## Challenge
Only the lines from the one containing "What matplotlib code" through the one containing "return A_EMPTY +" should be output, both ends included and exactly as they appear, minus any pictures.
* Begin Data *
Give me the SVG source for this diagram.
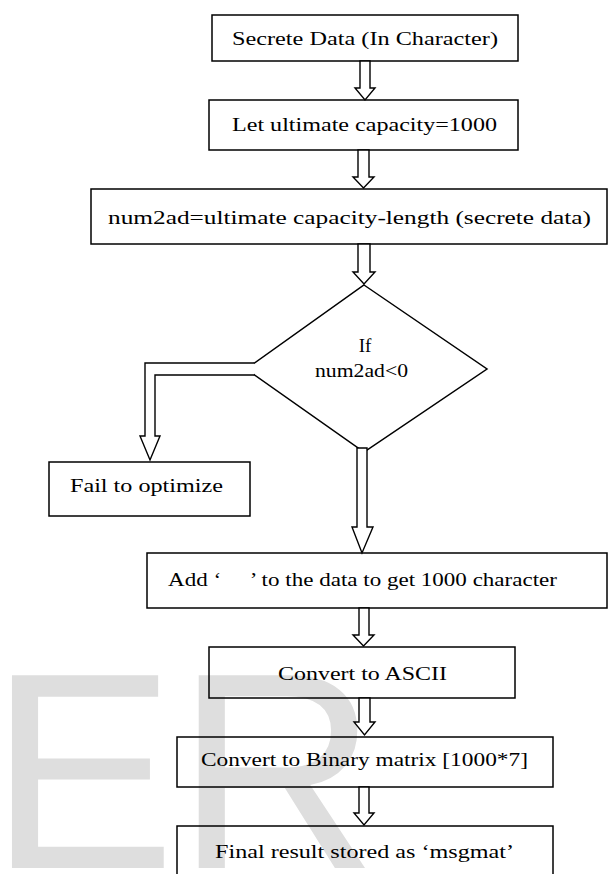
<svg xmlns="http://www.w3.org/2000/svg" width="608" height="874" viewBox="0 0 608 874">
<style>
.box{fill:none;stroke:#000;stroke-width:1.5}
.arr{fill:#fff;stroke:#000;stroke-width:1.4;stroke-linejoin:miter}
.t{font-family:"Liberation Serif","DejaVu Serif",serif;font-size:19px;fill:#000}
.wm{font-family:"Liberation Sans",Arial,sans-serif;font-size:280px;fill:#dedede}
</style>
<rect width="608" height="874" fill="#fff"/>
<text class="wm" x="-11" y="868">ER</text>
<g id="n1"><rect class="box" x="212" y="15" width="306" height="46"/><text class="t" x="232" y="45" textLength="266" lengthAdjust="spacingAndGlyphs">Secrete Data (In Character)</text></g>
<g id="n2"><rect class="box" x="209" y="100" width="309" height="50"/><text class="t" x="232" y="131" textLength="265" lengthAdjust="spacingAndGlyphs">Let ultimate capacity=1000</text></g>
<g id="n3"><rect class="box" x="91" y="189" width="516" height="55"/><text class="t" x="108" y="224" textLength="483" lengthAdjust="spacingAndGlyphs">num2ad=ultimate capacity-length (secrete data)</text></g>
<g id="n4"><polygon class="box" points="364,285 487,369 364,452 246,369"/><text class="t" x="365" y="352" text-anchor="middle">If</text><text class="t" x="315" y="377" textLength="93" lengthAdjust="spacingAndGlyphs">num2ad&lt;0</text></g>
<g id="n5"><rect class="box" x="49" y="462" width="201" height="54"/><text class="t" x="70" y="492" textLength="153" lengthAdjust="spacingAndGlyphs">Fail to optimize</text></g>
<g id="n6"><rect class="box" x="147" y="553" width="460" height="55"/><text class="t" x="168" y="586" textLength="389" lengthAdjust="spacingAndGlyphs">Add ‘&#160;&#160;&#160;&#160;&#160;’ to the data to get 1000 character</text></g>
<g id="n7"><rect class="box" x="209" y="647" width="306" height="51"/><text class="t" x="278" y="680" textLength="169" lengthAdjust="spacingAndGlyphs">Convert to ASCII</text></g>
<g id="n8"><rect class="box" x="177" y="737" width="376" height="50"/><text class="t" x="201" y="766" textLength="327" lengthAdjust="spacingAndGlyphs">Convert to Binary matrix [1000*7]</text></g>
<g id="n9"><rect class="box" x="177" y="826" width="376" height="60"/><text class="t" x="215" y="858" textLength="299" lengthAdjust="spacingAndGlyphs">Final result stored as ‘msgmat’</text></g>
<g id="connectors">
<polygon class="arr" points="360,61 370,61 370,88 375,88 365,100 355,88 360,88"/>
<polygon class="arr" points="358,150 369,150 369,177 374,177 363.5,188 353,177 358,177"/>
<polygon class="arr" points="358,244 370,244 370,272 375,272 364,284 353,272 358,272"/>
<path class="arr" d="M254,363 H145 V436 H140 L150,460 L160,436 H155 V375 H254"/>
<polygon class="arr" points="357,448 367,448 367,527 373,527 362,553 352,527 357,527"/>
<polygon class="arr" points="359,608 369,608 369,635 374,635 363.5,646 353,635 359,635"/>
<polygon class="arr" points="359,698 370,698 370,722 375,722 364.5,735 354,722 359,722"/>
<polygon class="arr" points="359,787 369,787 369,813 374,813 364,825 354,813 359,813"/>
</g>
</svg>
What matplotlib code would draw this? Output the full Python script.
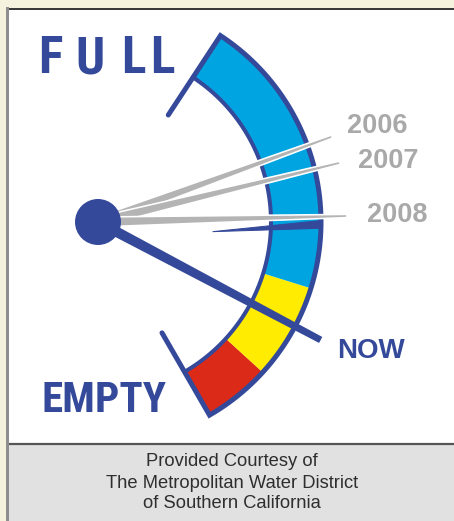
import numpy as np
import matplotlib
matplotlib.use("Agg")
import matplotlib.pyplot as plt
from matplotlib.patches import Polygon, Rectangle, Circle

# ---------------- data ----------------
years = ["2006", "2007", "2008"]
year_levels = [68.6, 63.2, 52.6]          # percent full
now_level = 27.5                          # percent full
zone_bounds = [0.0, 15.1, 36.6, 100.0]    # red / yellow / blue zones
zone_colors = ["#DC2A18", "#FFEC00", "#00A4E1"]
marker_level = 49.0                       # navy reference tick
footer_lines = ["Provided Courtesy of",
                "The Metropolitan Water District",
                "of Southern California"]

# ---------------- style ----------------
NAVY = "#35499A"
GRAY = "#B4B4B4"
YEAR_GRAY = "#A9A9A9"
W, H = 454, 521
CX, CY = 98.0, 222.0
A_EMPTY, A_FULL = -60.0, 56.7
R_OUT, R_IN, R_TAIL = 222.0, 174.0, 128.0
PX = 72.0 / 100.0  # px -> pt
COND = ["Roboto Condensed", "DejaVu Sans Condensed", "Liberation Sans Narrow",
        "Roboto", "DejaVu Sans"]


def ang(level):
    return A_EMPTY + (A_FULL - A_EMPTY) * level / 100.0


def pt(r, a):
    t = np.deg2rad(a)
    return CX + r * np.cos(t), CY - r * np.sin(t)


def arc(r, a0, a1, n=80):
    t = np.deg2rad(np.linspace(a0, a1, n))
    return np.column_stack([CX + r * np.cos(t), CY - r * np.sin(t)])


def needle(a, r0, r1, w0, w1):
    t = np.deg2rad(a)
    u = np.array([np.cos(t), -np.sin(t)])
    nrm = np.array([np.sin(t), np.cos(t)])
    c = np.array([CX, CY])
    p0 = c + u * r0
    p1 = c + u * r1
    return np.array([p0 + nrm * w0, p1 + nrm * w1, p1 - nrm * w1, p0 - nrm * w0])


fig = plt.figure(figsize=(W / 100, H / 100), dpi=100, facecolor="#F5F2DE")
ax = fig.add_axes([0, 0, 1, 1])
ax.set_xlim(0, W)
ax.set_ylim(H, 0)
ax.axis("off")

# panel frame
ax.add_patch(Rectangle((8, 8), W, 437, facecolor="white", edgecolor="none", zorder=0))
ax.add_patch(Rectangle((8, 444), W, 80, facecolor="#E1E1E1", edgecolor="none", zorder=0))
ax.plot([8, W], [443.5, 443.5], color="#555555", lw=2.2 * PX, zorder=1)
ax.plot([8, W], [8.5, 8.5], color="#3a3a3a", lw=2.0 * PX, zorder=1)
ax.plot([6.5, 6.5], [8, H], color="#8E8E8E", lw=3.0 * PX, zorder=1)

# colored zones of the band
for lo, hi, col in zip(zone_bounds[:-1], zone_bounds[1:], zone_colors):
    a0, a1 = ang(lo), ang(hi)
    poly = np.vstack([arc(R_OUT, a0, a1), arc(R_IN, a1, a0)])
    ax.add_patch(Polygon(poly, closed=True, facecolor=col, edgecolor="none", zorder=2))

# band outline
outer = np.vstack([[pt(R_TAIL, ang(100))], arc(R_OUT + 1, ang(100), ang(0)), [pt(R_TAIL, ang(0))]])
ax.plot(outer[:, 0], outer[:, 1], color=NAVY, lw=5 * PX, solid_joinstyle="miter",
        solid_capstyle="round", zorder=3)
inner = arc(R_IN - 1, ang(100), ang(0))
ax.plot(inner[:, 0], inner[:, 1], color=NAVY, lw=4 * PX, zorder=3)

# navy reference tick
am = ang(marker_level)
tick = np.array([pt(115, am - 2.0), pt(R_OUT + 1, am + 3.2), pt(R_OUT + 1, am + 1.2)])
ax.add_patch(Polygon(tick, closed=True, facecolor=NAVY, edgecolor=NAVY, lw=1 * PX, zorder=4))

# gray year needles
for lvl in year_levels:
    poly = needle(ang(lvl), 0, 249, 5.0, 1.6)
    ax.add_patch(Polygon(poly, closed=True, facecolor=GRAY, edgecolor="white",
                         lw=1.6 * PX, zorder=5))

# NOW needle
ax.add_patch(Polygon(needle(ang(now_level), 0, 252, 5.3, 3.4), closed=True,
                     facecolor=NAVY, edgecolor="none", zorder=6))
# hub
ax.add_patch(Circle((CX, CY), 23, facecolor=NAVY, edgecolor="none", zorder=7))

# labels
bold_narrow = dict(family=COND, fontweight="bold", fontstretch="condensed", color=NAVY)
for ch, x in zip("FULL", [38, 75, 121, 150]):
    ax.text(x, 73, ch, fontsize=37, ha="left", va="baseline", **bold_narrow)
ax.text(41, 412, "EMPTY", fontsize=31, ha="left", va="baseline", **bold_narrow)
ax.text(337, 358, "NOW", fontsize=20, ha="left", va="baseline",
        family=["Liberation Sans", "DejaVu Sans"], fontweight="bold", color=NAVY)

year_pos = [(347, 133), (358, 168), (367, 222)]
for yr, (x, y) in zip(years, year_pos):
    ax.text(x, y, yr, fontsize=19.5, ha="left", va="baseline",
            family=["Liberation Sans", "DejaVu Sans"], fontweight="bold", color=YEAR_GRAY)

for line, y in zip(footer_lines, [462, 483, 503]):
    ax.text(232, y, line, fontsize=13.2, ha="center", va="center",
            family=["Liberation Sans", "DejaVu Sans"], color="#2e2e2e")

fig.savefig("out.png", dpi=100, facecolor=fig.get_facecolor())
* End Data *
## Output of the exercise
What matplotlib code would draw this? Output the full Python script.
import numpy as np
import matplotlib
matplotlib.use("Agg")
import matplotlib.pyplot as plt
from matplotlib.patches import Polygon, Rectangle, Circle

# ---------------- data ----------------
years = ["2006", "2007", "2008"]
year_levels = [68.6, 63.2, 52.6]          # percent full
now_level = 27.5                          # percent full
zone_bounds = [0.0, 15.1, 36.6, 100.0]    # red / yellow / blue zones
zone_colors = ["#DC2A18", "#FFEC00", "#00A4E1"]
marker_level = 49.0                       # navy reference tick
footer_lines = ["Provided Courtesy of",
                "The Metropolitan Water District",
                "of Southern California"]

# ---------------- style ----------------
NAVY = "#35499A"
GRAY = "#B4B4B4"
YEAR_GRAY = "#A9A9A9"
W, H = 454, 521
CX, CY = 98.0, 222.0
A_EMPTY, A_FULL = -60.0, 56.7
R_OUT, R_IN, R_TAIL = 222.0, 174.0, 128.0
PX = 72.0 / 100.0  # px -> pt
COND = ["Roboto Condensed", "DejaVu Sans Condensed", "Liberation Sans Narrow",
        "Roboto", "DejaVu Sans"]


def ang(level):
    return A_EMPTY + (A_FULL - A_EMPTY) * level / 100.0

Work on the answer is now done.